The inflated figures come on top of other reports that suggest the bureau may have overhyped the scope of the going dark problem.
A March inspector’s general report found the FBI did not explore all possible options in 2015 before trying to legally compel Apple to help break into an encrypted iPhone used by San Bernardino shooter Syed Farook.
The case was a signal moment in the encryption debate, but the FBI ultimately backed off of its demand after an unnamed third party offered to sell it a method for hacking into the phone.
One FBI division knew that third party’s fix was almost complete but wasn’t consulted before the FBI took the route of legally compelling Apple’s cooperation, the inspector general found.
An FBI employee who contacted the inspector general’s office was concerned that the leader of the Cryptographic and Electronic Analysis Unit was not actually interested in finding an alternative solution because he wanted to set a legal precedent compelling Apple and other tech companies to assist in future encryption crises, the report stated.

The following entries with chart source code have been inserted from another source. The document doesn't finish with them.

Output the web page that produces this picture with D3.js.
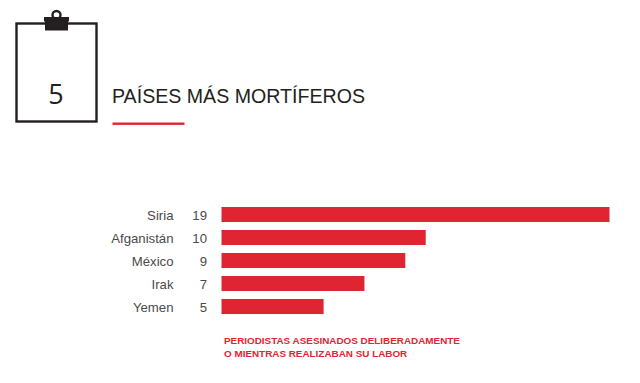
<!DOCTYPE html>
<html><head><meta charset="utf-8">
<script src="https://cdn.jsdelivr.net/npm/d3@7"></script>
<style>html,body{margin:0;background:#fff;overflow:hidden}svg{display:block}text{font-family:"Liberation Sans",Arial,sans-serif}</style>
</head><body><svg id="c" width="640" height="383"></svg>
<script>
const countries = ["Siria","Afganistán","México","Irak","Yemen"];
const killed = [19,10,9,7,5];
const title = "PAÍSES MÁS MORTÍFEROS";
const rank = "5";
const noteLines = ["PERIODISTAS ASESINADOS DELIBERADAMENTE","O MIENTRAS REALIZABAN SU LABOR"];

const svg = d3.select("#c");
const red = "#df2531", ink = "#231f20", grey = "#4a4a4a";
const x = d3.scaleLinear().domain([0,19]).range([221.5,609.5]);
const y = d3.scaleBand().domain(countries).range([203,318]).paddingInner(8/23).paddingOuter(4/23);

// clipboard icon
svg.append("rect").attr("x",16.5).attr("y",23.5).attr("width",80).attr("height",98)
  .attr("fill","none").attr("stroke",ink).attr("stroke-width",2.4);
svg.append("path").attr("fill",ink)
  .attr("d","M44 17H69V21L68 22V30.5H45V22L44 21Z");
svg.append("circle").attr("cx",56.5).attr("cy",15).attr("r",4).attr("fill","none").attr("stroke",ink).attr("stroke-width",2.4);
svg.append("text").attr("x",56).attr("y",104).attr("text-anchor","middle")
  .attr("font-size",27).attr("fill",ink).style("font-family","'Open Sans'").text(rank);

svg.append("text").attr("x",112).attr("y",103).attr("font-size",19.6).attr("fill",ink).text(title);
svg.append("rect").attr("x",112.5).attr("y",122.5).attr("width",72).attr("height",2.4).attr("fill",red);

const rows = svg.selectAll("g.row").data(countries).join("g").attr("class","row");
rows.append("rect").attr("x",x(0)).attr("y",d=>y(d))
  .attr("width",(d,i)=>x(killed[i])-x(0)).attr("height",y.bandwidth()).attr("fill",red);
rows.append("text").attr("x",173.5).attr("y",d=>y(d)+y.bandwidth()/2+5)
  .attr("text-anchor","end").attr("font-size",13.2).attr("fill",grey).text(d=>d);
rows.append("text").attr("x",207).attr("y",d=>y(d)+y.bandwidth()/2+5)
  .attr("text-anchor","end").attr("font-size",13.2).attr("fill",grey).text((d,i)=>killed[i]);

svg.selectAll("text.note").data(noteLines).join("text").attr("class","note")
  .attr("x",224).attr("y",(d,i)=>343.5+i*13).attr("font-size",9.9).attr("font-weight","bold")
  .attr("fill",red).text(d=>d);
</script></body></html>
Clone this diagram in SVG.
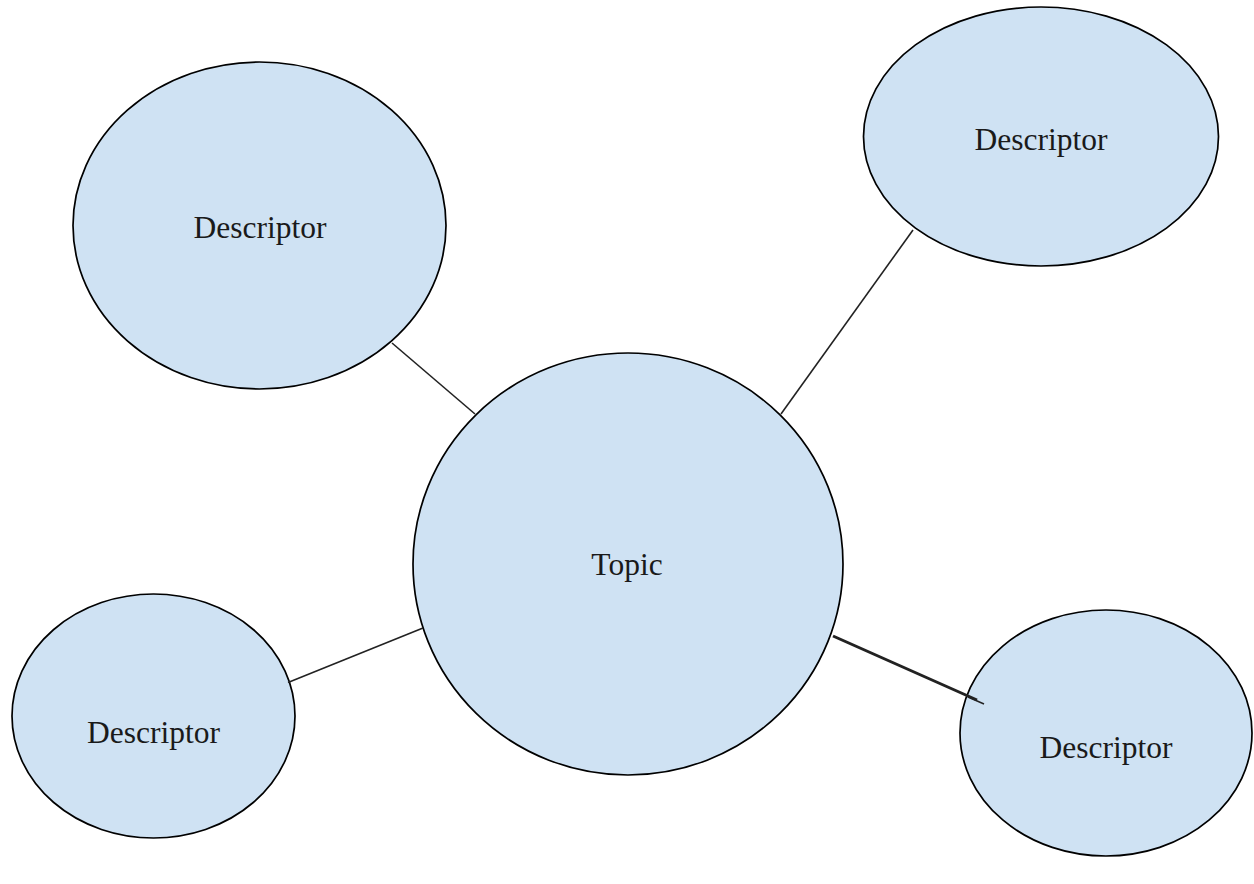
<svg xmlns="http://www.w3.org/2000/svg" width="1254" height="884" viewBox="0 0 1254 884">
<style>
.node{fill:#cfe2f3;stroke:#000;stroke-width:1.7}
.lbl{font-family:"Liberation Serif","Times New Roman",serif;font-size:31.5px;fill:#1a1a1a;text-anchor:middle}
.edge{stroke:#222;stroke-width:1.6;fill:none;stroke-linecap:butt}
</style>
<rect width="1254" height="884" fill="#fff"/>
<g id="node-topic">
<ellipse class="node" cx="628" cy="564" rx="215" ry="211"/>
<text class="lbl" x="627" y="575">Topic</text>
</g>
<g id="node-top-left">
<ellipse class="node" cx="259.5" cy="225.5" rx="186.5" ry="163.5"/>
<text class="lbl" x="260" y="238">Descriptor</text>
</g>
<g id="node-top-right">
<ellipse class="node" cx="1041" cy="136.5" rx="177.5" ry="129.5"/>
<text class="lbl" x="1041" y="150">Descriptor</text>
</g>
<g id="node-bottom-left">
<ellipse class="node" cx="153.5" cy="716" rx="141.5" ry="122"/>
<text class="lbl" x="153.5" y="743">Descriptor</text>
</g>
<g id="node-bottom-right">
<ellipse class="node" cx="1106" cy="733" rx="146" ry="123"/>
<text class="lbl" x="1106" y="758">Descriptor</text>
</g>
<g id="connectors">
<line class="edge" x1="392" y1="343" x2="475" y2="414"/>
<line class="edge" x1="913" y1="230" x2="781" y2="414"/>
<line class="edge" x1="288" y1="682.5" x2="423" y2="628"/>
<line class="edge" x1="833" y1="636" x2="977" y2="700" style="stroke-width:3"/>
<line class="edge" x1="968" y1="697" x2="984" y2="704" style="stroke-width:1.5"/>
</g>
</svg>
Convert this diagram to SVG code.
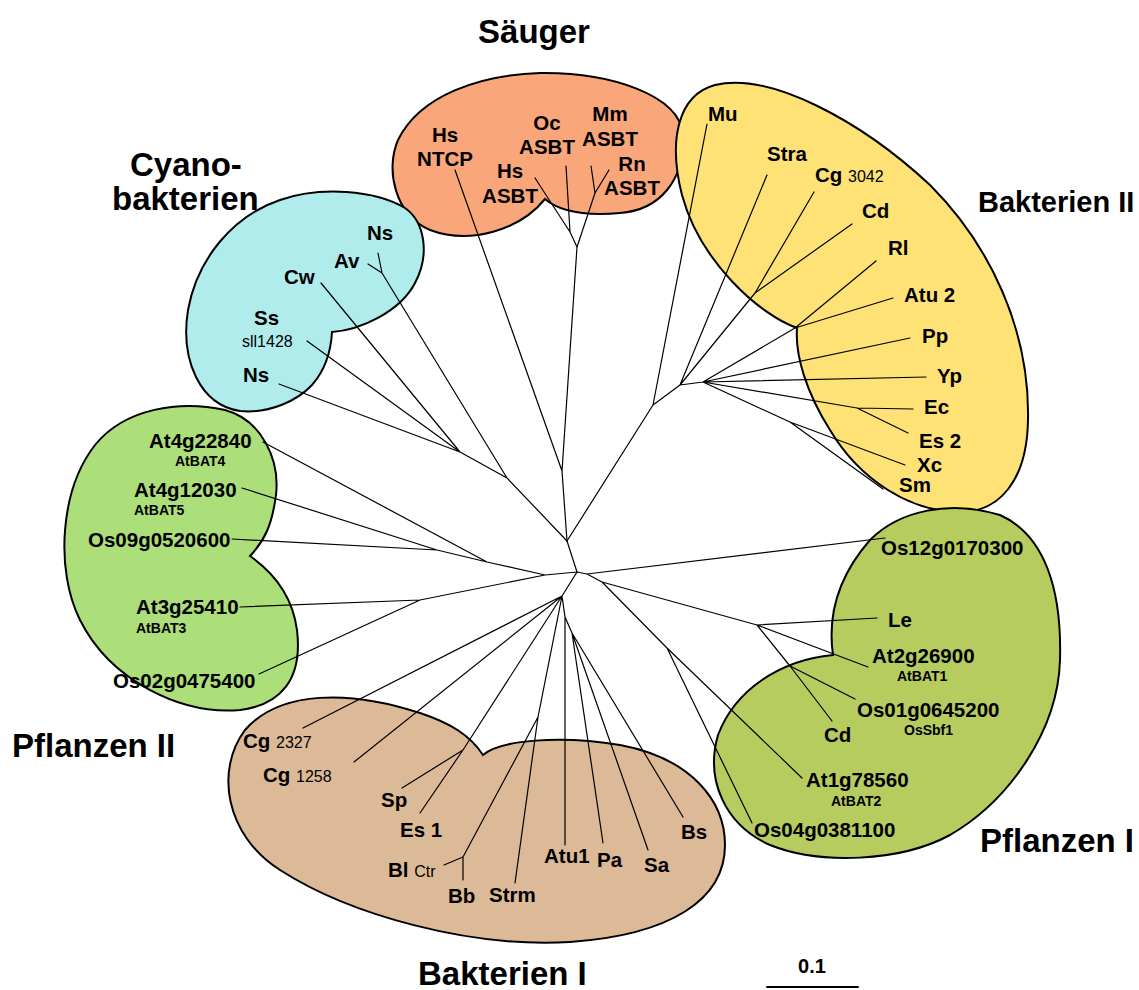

National security-focused lawmakers have mulled taking up the FBI’s call for a “legislative fix” to encryption, but none of their proposals have gained traction.
A 2016 report from Republican and Democratic leaders of the House Judiciary and Energy and Commerce committees urged against legislation that would weaken encryption.
Instead, the report said, law enforcement should explore other options such as gleaning information from unencrypted metadata—a common method used by U.S. intelligence agencies—or obtaining warrants to legally hack into encrypted devices.